Tuesday, 28 June 2011

Street life - by Theo

Madrid, being a big city, naturally has street life in all shapes, sizes and styles, from buskers and beggars to hookers and hawkers. Some areas are particularly known for a certain type of street worker - Plaza Mayor for its human statues, the area around Opera for Chinese ladies selling fans, a street near Gran Via metro for its working girls and so on. Even our local high street, Jose del Hierro has its share of street life.

Firstly, there are the lottery sellers. One of the main lottery companies in Spain is Once, a charity set up to provide blind people with employment. Thanks to the Spanish love of the lottery, it is now a huge company and has expanded its remit to employing anyone with a disability. As a result, not only do we have a kiosk for a blind female lottery seller, but there are also two other regular sellers on our street - a woman in a wheelchair who hangs around the supermarket and a chap with a very dodgy knee (it bends inwards) who stations himself outside the Caja Madrid and always has a smile for Rosie.

They aren't the only people selling things on Jose del Hierro, though I suspect they are the only ones doing so legally.
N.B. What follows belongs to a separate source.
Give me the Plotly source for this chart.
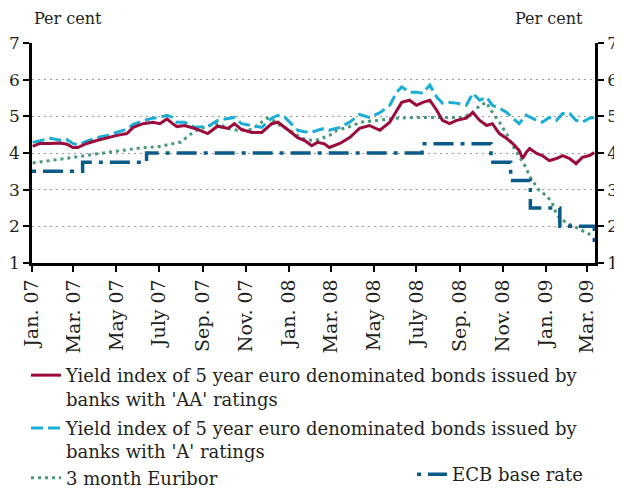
import plotly.graph_objects as go

# Yield index, banks rated 'AA' (per cent)
aa_fechas = [
    "2007-01-02", "2007-01-12", "2007-01-27", "2007-02-10", "2007-02-20", "2007-02-28",
    "2007-03-07", "2007-03-20", "2007-04-03", "2007-04-18", "2007-05-02", "2007-05-16",
    "2007-05-25", "2007-06-08", "2007-06-22", "2007-07-02", "2007-07-12", "2007-07-20",
    "2007-07-26", "2007-08-06", "2007-08-21", "2007-09-08", "2007-09-22", "2007-10-07",
    "2007-10-16", "2007-10-26", "2007-11-10", "2007-11-24", "2007-12-08", "2007-12-17",
    "2007-12-27", "2008-01-05", "2008-01-14", "2008-01-24", "2008-02-03", "2008-02-11",
    "2008-02-21", "2008-02-28", "2008-03-14", "2008-03-28", "2008-04-11", "2008-04-25",
    "2008-05-10", "2008-05-24", "2008-06-03", "2008-06-10", "2008-06-21", "2008-07-01",
    "2008-07-10", "2008-07-20", "2008-07-30", "2008-08-07", "2008-08-17", "2008-08-27",
    "2008-09-10", "2008-09-19", "2008-09-29", "2008-10-09", "2008-10-17", "2008-10-27",
    "2008-11-06", "2008-11-15", "2008-11-24", "2008-11-29", "2008-12-04", "2008-12-09",
    "2008-12-19", "2008-12-27", "2009-01-06", "2009-01-16", "2009-01-25", "2009-02-04",
    "2009-02-13", "2009-02-22", "2009-03-04", "2009-03-11",
]
aa_valores = [
    4.18, 4.26, 4.26, 4.27, 4.24, 4.15,
    4.15, 4.26, 4.34, 4.42, 4.48, 4.53,
    4.70, 4.80, 4.84, 4.80, 4.93, 4.80,
    4.72, 4.75, 4.67, 4.53, 4.73, 4.67,
    4.80, 4.64, 4.56, 4.56, 4.80, 4.84,
    4.70, 4.56, 4.42, 4.34, 4.20, 4.29,
    4.25, 4.15, 4.26, 4.42, 4.67, 4.75,
    4.62, 4.84, 5.16, 5.38, 5.44, 5.30,
    5.38, 5.44, 5.16, 4.89, 4.80, 4.89,
    4.95, 5.11, 4.89, 4.75, 4.80, 4.53,
    4.40, 4.26, 4.07, 3.85, 4.01, 4.12,
    3.99, 3.93, 3.79, 3.85, 3.93, 3.85,
    3.71, 3.88, 3.93, 4.01,
]

# Yield index, banks rated 'A' (per cent)
a_fechas = [
    "2007-01-02", "2007-01-12", "2007-01-27", "2007-02-10", "2007-02-20", "2007-02-28",
    "2007-03-07", "2007-03-20", "2007-04-03", "2007-04-18", "2007-05-02", "2007-05-16",
    "2007-05-25", "2007-06-08", "2007-06-22", "2007-07-02", "2007-07-12", "2007-07-20",
    "2007-07-26", "2007-08-06", "2007-08-21", "2007-09-08", "2007-09-22", "2007-10-07",
    "2007-10-16", "2007-10-26", "2007-11-10", "2007-11-24", "2007-12-08", "2007-12-17",
    "2007-12-27", "2008-01-05", "2008-01-14", "2008-01-24", "2008-02-03", "2008-02-11",
    "2008-02-21", "2008-02-28", "2008-03-14", "2008-03-28", "2008-04-11", "2008-04-25",
    "2008-05-10", "2008-05-24", "2008-06-03", "2008-06-10", "2008-06-21", "2008-07-01",
    "2008-07-10", "2008-07-20", "2008-07-30", "2008-08-07", "2008-08-17", "2008-08-27",
    "2008-09-10", "2008-09-19", "2008-09-29", "2008-10-09", "2008-10-17", "2008-10-27",
    "2008-11-06", "2008-11-15", "2008-11-24", "2008-12-04", "2008-12-19", "2008-12-27",
    "2009-01-06", "2009-01-16", "2009-01-25", "2009-02-04", "2009-02-13", "2009-02-22",
    "2009-03-04", "2009-03-11",
]
a_valores = [
    4.29, 4.33, 4.40, 4.35, 4.36, 4.26,
    4.22, 4.32, 4.42, 4.48, 4.56, 4.65,
    4.78, 4.88, 4.95, 4.97, 5.03, 4.97,
    4.84, 4.84, 4.70, 4.72, 4.89, 4.95,
    4.97, 4.80, 4.75, 4.70, 4.95, 5.03,
    4.97, 4.80, 4.62, 4.58, 4.56, 4.62,
    4.67, 4.62, 4.70, 4.84, 5.05, 4.97,
    5.10, 5.30, 5.66, 5.80, 5.66, 5.66,
    5.63, 5.85, 5.52, 5.36, 5.38, 5.36,
    5.30, 5.63, 5.44, 5.52, 5.30, 5.22,
    5.11, 4.95, 4.80, 5.03, 4.89, 4.84,
    4.97, 4.89, 5.08, 5.08, 4.89, 4.84,
    4.95, 4.97,
]

# 3 month Euribor (per cent)
euribor_fechas = [
    "2007-01-02", "2007-02-01", "2007-03-01", "2007-04-01", "2007-05-01", "2007-06-01",
    "2007-07-02", "2007-08-01", "2007-08-10", "2007-08-21", "2007-09-08", "2007-09-24",
    "2007-10-05", "2007-10-20", "2007-11-10", "2007-11-20", "2007-12-01", "2007-12-10",
    "2007-12-20", "2008-01-01", "2008-01-10", "2008-01-20", "2008-02-03", "2008-02-13",
    "2008-02-28", "2008-03-10", "2008-03-25", "2008-04-13", "2008-05-07", "2008-06-01",
    "2008-07-03", "2008-08-18", "2008-09-04", "2008-09-19", "2008-09-29", "2008-10-09",
    "2008-10-13", "2008-10-27", "2008-11-06", "2008-11-15", "2008-11-24", "2008-12-04",
    "2008-12-09", "2008-12-16", "2008-12-23", "2009-01-02", "2009-01-10", "2009-01-17",
    "2009-01-30", "2009-02-17", "2009-03-04", "2009-03-11",
]
euribor_valores = [
    3.73, 3.80, 3.88, 3.97, 4.05, 4.13,
    4.18, 4.30, 4.45, 4.60, 4.74, 4.80,
    4.67, 4.62, 4.64, 4.78, 4.95, 4.89,
    4.75, 4.64, 4.53, 4.40, 4.34, 4.37,
    4.48, 4.62, 4.70, 4.84, 4.89, 4.95,
    4.97, 4.97, 4.97, 5.08, 5.30, 5.38,
    5.22, 4.84, 4.53, 4.20, 3.93, 3.60,
    3.36, 3.16, 2.97, 2.84, 2.64, 2.29,
    2.10, 1.93, 1.79, 1.72,
]

# ECB base rate (per cent), fecha de entrada en vigor
ecb_fechas = [
    "2007-01-01", "2007-03-14", "2007-06-13", "2008-07-09", "2008-10-15",
    "2008-11-12", "2008-12-10", "2009-01-21", "2009-03-11",
]
ecb_valores = [3.5, 3.75, 4.0, 4.25, 3.75, 3.25, 2.5, 2.0, 1.5]

tick_fechas = [
    "2007-01-01", "2007-03-01", "2007-05-01", "2007-07-01", "2007-09-01", "2007-11-01",
    "2008-01-01", "2008-03-01", "2008-05-01", "2008-07-01", "2008-09-01", "2008-11-01",
    "2009-01-01", "2009-03-01",
]
tick_textos = [
    "Jan. 07", "Mar. 07", "May 07", "July 07", "Sep. 07", "Nov. 07",
    "Jan. 08", "Mar. 08", "May 08", "July 08", "Sep. 08", "Nov. 08",
    "Jan. 09", "Mar. 09",
]

FUENTE = "DejaVu Serif"
TEXTO = "#231f20"

fig = go.Figure()

fig.add_trace(go.Scatter(
    x=euribor_fechas, y=euribor_valores, mode="lines", name="3 month Euribor",
    line=dict(color="#4a9a78", width=3, dash="3px,4px"),
    legendrank=3, legendgroup="b",
))
fig.add_trace(go.Scatter(
    x=a_fechas, y=a_valores, mode="lines",
    name="Yield index of 5 year euro denominated bonds issued by<br>banks with 'A' ratings",
    line=dict(color="#1aaed6", width=3, dash="12px,5px"),
    legendrank=2, legendgroup="b",
))
fig.add_trace(go.Scatter(
    x=aa_fechas, y=aa_valores, mode="lines",
    name="Yield index of 5 year euro denominated bonds issued by<br>banks with 'AA' ratings",
    line=dict(color="#9b0a3c", width=3),
    legendrank=1, legendgroup="a",
))
fig.add_trace(go.Scatter(
    x=ecb_fechas, y=ecb_valores, mode="lines", name="ECB base rate",
    line=dict(color="#0a5a8a", width=3.5, dash="4px,7px,20px,7px", shape="hv"),
    yaxis="y2", legend="legend2",
))

eje_y = dict(
    range=[1, 7], dtick=1, tick0=1, showline=True, linecolor="black", linewidth=2.5,
    ticks="outside", ticklen=6, tickwidth=2, tickcolor="black", automargin=False,
    tickfont=dict(family=FUENTE, size=17, color=TEXTO), zeroline=False,
)

# El body de la página tiene 8 px de margen por lado: la figura se queda en
# 614x481 para que la página no tenga barras de desplazamiento.
fig.update_layout(
    width=614, height=481,
    margin=dict(l=24, r=27, t=35, b=226, autoexpand=False),
    paper_bgcolor="white", plot_bgcolor="white",
    font=dict(family=FUENTE, color=TEXTO),
    xaxis=dict(
        type="date", range=["2007-01-01", "2009-03-12"],
        tickvals=tick_fechas, ticktext=tick_textos, tickangle=-90,
        tickfont=dict(family=FUENTE, size=19, color=TEXTO),
        showline=True, linecolor="black", linewidth=2.5, automargin=False,
        ticks="outside", ticklen=6, tickwidth=2, tickcolor="black",
        showgrid=False, zeroline=False,
    ),
    yaxis=dict(**eje_y, side="left", showgrid=True, gridcolor="#9a9a9a",
               griddash="2px,4px", gridwidth=1.2),
    yaxis2=dict(**eje_y, side="right", overlaying="y", showgrid=False),
    legend=dict(
        x=-0.0107, xanchor="left", y=-0.427, yanchor="top",
        orientation="v", font=dict(family=FUENTE, size=18, color=TEXTO),
        bgcolor="rgba(0,0,0,0)", tracegroupgap=3, itemwidth=30, valign="top",
    ),
    legend2=dict(
        x=0.675, xanchor="left", y=-0.877, yanchor="top",
        orientation="v", font=dict(family=FUENTE, size=18, color=TEXTO),
        bgcolor="rgba(0,0,0,0)", itemwidth=30,
    ),
    annotations=[
        dict(text="Per cent", x=0, y=1, xref="paper", yref="paper", xanchor="left",
             yanchor="middle", yshift=25, showarrow=False,
             font=dict(family=FUENTE, size=16, color=TEXTO)),
        dict(text="Per cent", x=1, y=1, xref="paper", yref="paper", xanchor="right",
             yanchor="middle", yshift=25, xshift=-10, showarrow=False,
             font=dict(family=FUENTE, size=16, color=TEXTO)),
    ],
)

fig.write_html("out.html")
Two sisters station themselves outside the bakery every day with their buckets of flowers, while an older couple (who I assume are gypsies) are across the way selling knock-off make-up, clothes and occasionally extremely cheap melons. Nobody seems to mind, even though there are several clothes shops and fruiterias on the street that they are presumably undercutting.

Finally, there are the beggars. These come and go, but the most regular, rain or shine, 7 days a week, is the African guy. He's probably in his mid-twenties, I remember first seeing him when we came to view the flat prior to moving in, so he's been around at least 2 years, maybe more. He stations himself outside the supermarket, ostensibly selling La Farola (the streetlight), the Spanish equivalent of The Big Issue, though I've never seen anyone buy a copy, let alone read one, from him or any other "seller" around Madrid. Neither does he make any effort to sell one. Rather, he greets people and makes himself useful, holding a dog lead or some shopping bags while the owner shops, and accepting the odd piece of change people (including ourselves) give him. The boredom factor must be huge, despite all the people that pass the time of day with him, and I'm sure when he made the risky and dangerous crossing to Spain this wasn't what he envisaged doing. Yet judging by his perseverance and the preponderance of other Africans doing the same thing at supermarkets all over Madrid, it must be living, and a better one than they could hope for 'back home'. I can't help but think it's a terrible waste of humanity and yet further evidence that western immigration policies based on restricting both numbers and permission to work is failing and wrong-headed.